Financial institutions therefore need a well-designed integrated Beneficial Ownership management program demonstrating that “all reasonable measures” have been exhausted to meet regulatory obligations and successfully manage compliance risk.
For many organisations, Beneficial Ownership may not have been a mandatory element in customer identification/onboarding processes and therefore not highlighted as a key factor in existing customer risk models.
It is also likely that Beneficial Ownership data management obligations and controls were not considered as a separate factor in the overall compliance risk assessment. Conducting an enterprise-wide AML risk assessment is crucial to identifying potential gaps in existing controls, policies, procedures and processes. The risk re-assessment should also consider how the Beneficial Ownership/UBO risk is being managed and controlled throughout the entire compliance programme including policies, procedures, risk ranking, customer due diligence, reporting, record keeping, on-going monitoring, internal control and auditing.
Common Beneficial Ownership Program Weaknesses
- Risk assessments not performed, documented or shared with other business units
- Ineffectual policies and procedures
- Reliance on manual input (re-keying errors)
- Poor communication between front line and compliance staff
- Inadequate AML risk-rating
- Lack of AML risk ‘ownership’
- Costly and burdensome remediation cycle
- Poor staff training
Key steps to creating a Robust Beneficial Ownership Program
Follow the FATF AML framework:
The program should manage the full Beneficial Ownership data governance life-cycle and should be integrated into each component of the entire compliance program including policies, procedures, risk management, due diligence, reporting, record keeping, training, culture, independent testing and audit.
Embrace a risk-based approach:
Implement a reasonable risk assessment process to evaluate how the Beneficial Ownership data as a factor would impact the customer risk profile as well as the overall enterprise-wide compliance and audit risk assessment. The risk level elevation should lead to a deeper due diligence, require a higher level of approval and more closed monitoring, testing and auditing.
Utilize a combination of the best available mechanisms:
Adopt a combination of the best available mechanisms, which include customer self-certification, integrating/cross referencing with the registry or reputable third party Beneficial Ownership data with the addition of adverse media and open source findings for enhanced due diligence.
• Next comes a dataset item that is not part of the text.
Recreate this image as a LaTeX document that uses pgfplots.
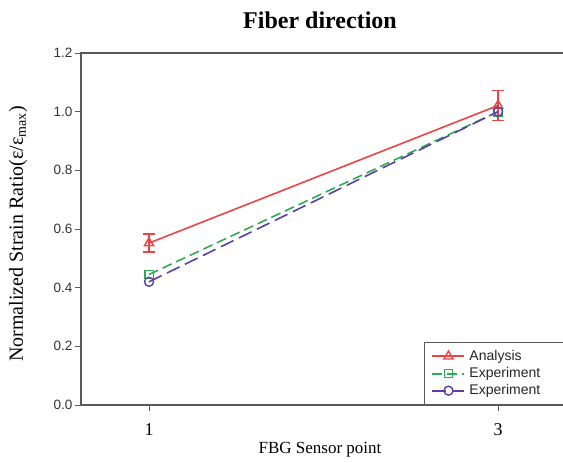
\documentclass[border=0pt]{standalone}
\usepackage{pgfplots}
\pgfplotsset{compat=1.18}
\usepackage{fontspec}
\setmainfont{Liberation Serif}
\newfontfamily\arial{Liberation Sans}
\definecolor{cred}{RGB}{235,68,68}
\definecolor{cgreen}{RGB}{46,172,84}
\definecolor{cpurp}{RGB}{90,64,165}
\begin{document}
\begin{tikzpicture}[x=1pt,y=1pt]
\path[use as bounding box] (0pt,0pt) rectangle (563pt,463pt);
\begin{scope}
\clip (0pt,0pt) rectangle (563pt,463pt);
\begin{axis}[
  at={(81pt,58pt)}, anchor=south west,
  scale only axis, width=490pt, height=352pt,
  xmin=0.6103, xmax=3.418, ymin=0, ymax=1.2,
  axis line style={gray!70!black, line width=1.1pt},
  xtick={1,3}, ytick={0,0.2,...,1.2},
  tick align=outside, tick style={gray!70!black, line width=0.9pt},
  major tick length=6pt,
  xtick pos=bottom, ytick pos=left,
  yticklabel style={font=\arial\fontsize{13.5}{15}\selectfont, text=gray!40!black, xshift=1pt},
  xticklabel style={font=\rmfamily\fontsize{18}{20}\selectfont, yshift=-9pt},
  /pgf/number format/assume math mode=true,
  yticklabel={\pgfmathprintnumber[fixed,fixed zerofill,precision=1]{\tick}},
  legend style={at={(0.70,0)}, anchor=south west, draw=gray!70!black, line width=1pt,
    font=\arial\fontsize{14}{16}\selectfont, text=gray!30!black,
    row sep=1.5pt, inner xsep=7pt, inner ysep=6pt,
    nodes={inner xsep=4pt}},
  legend cell align=left,
  legend image code/.code={\draw[#1, mark repeat=2, mark phase=2] plot coordinates {(0pt,0pt) (16pt,0pt) (32pt,0pt)};},
  legend image post style={line width=2pt},
]
\addplot[cred, line width=1.6pt, mark=triangle, mark size=5.3pt, mark options={solid, line width=1.4pt},
  error bars/.cd, y dir=both, y explicit, error bar style={line width=1.6pt}, error mark options={rotate=90, mark size=6pt, line width=1.6pt}]
  coordinates {(1,0.552) +- (0,0.031) (3,1.021) +- (0,0.051)};
\addlegendentry{\makebox[100pt][l]{Analysis}}
\addplot[cgreen, line width=1.6pt, dash pattern=on 10pt off 5pt, mark=square, mark size=4.2pt, mark options={solid, line width=1.4pt}]
  coordinates {(1,0.445) (3,1.0)};
\addlegendentry{Experiment}
\addplot[cpurp, line width=1.6pt, dash pattern=on 14pt off 6pt, mark=o, mark size=4.5pt, mark options={solid, line width=1.4pt}]
  coordinates {(1,0.42) (3,1.0)};
\addlegendentry{Experiment}
\end{axis}
\end{scope}
\node at (320pt,443pt) {\fontsize{24}{28}\selectfont\bfseries Fiber direction};
\node at (320pt,13pt) {\fontsize{17}{20}\selectfont FBG Sensor point};
\node[rotate=90] at (18pt,229pt) {\fontsize{20}{24}\selectfont Normalized Strain Ratio(ε/ε\textsubscript{max})};
\end{tikzpicture}
\end{document}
Centralize the enterprise-wide Beneficial Ownership structures to meet compliance and business needs:
Have the capability to share and obtain the Beneficial Ownership information across the enterprise and associated affiliates. Ideally, it should allow automated regulatory reporting based on self-configured ownership.
Beneficial Ownership Program Strengths
- Consistent and updated identification of regulatory risks/obligations.
- Collaboration between stakeholders.
- Clearly defined processes for data collection, identification and verification as well as triggers for refreshing and reviewing.
- An escalation process if information is missing or inaccurate.
- Creation of a comprehensive risk-scoring model
- Effective executive and departmental sponsorship
- Access to Beneficial Ownership data through a central data repository.
Adopting these best practices will help stakeholders demonstrate to auditors and regulators that “all reasonable measures” have been utilized and risks as a result of increased Beneficial Ownership scrutiny successfully mitigated.